Bersama Semsar, lukisan menjadi begitu bertenaga sebagai alat pembebasan masyarakat dari kemiskinan dan ketidakadilan. Bagi dia, keindahan muncul sendiri dari upaya pembebasan yang dilakukan seniman. Kebebasan ada demi pembebasan manusia terbanyak.

Tak hanya Gadjah Galeri, perhelatan seni dua tahunan Jakarta Biennale 2017 pada 4 November -11 Desember 2017 juga bakal menampilkan sosok dan karya Semsar Siahaan dalam Menimbang Kembali Sejarah, yang dikhususkan mengangkat seniman berkontribusi khas di dunia seni rupa Indonesia. Selain memamerkan karya lukisan, gambar dan reproduksi poster, Jakarta Biennale 2017  juga akan memajang arsip pribadi Semsar, termasuk buku harian yang dia tulis pada rentang 24 Oktober 1998 sampai 13 September 2002.

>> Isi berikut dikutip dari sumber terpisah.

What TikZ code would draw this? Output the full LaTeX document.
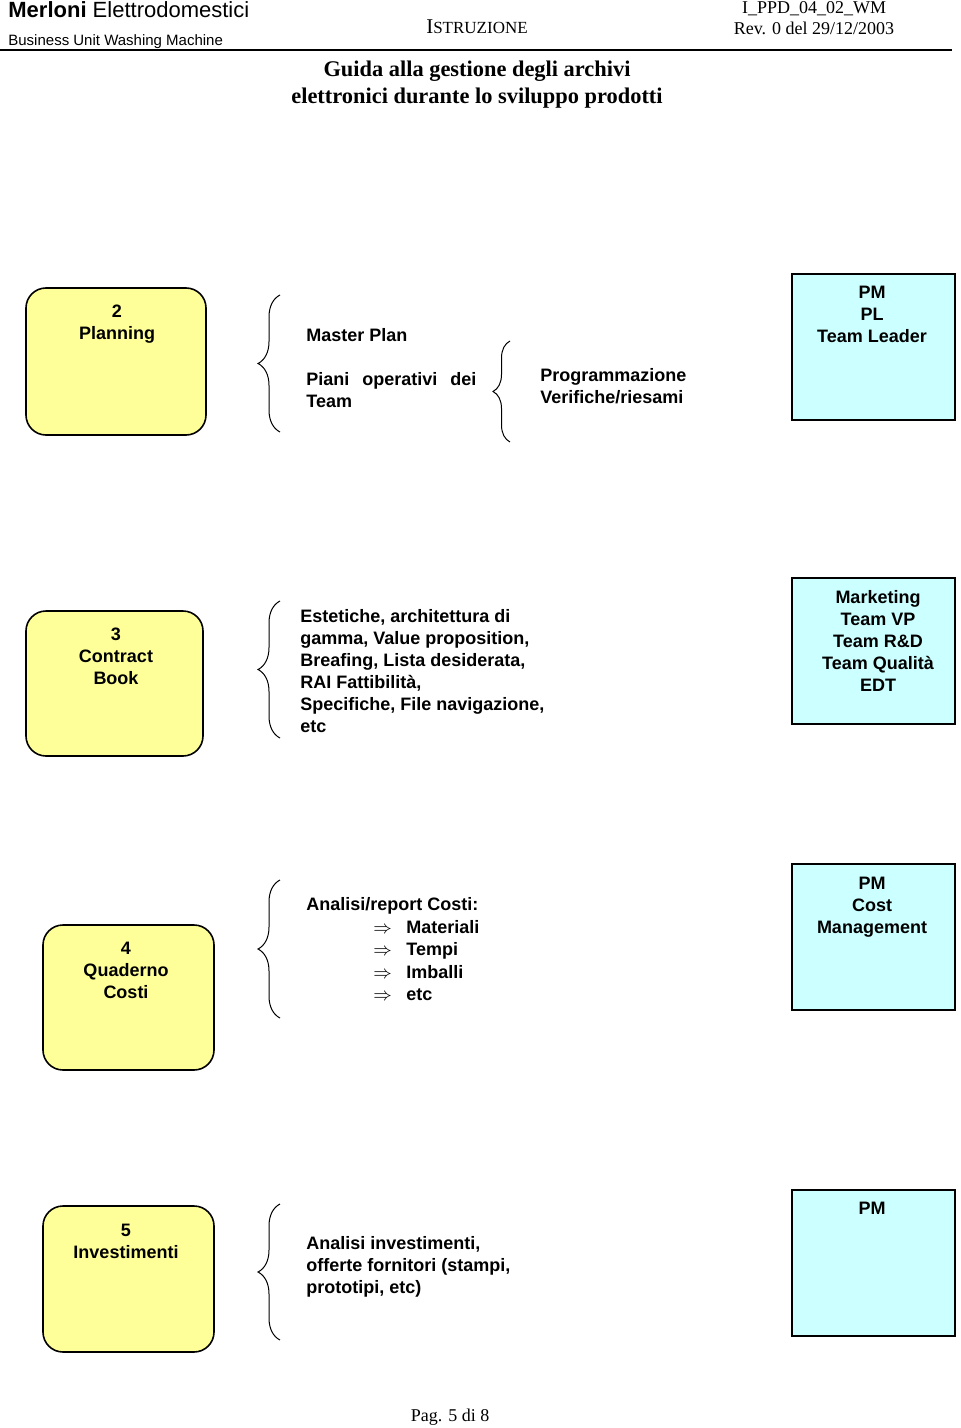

Lahir sebagai anak tentara, Semsar memperoleh pendidikan formal seni pertama kali di San Francisco Art Institute (SFAI), San Francisco, Amerika Serikat, tahun 1975. Dia berguru dari para pelukis Amerika, seperti Bruce McGaw hingga Ursula Schneider, dan kembali ke Indonesia dua tahun kemudian.  Di Tanah Air, Semsar menekuni seni patung di Fakultas Seni Rupa dan Desain Institut Teknologi Bandung, di bawah bimbingan pematung-pematung top, seperti Rita Widagdo, G. Sidharta, Soenarjo, dan Surya Pernawa. Di Kampus Gajah, Semsar tak cuma belajar membuat patung, tapi juga mulai melukis.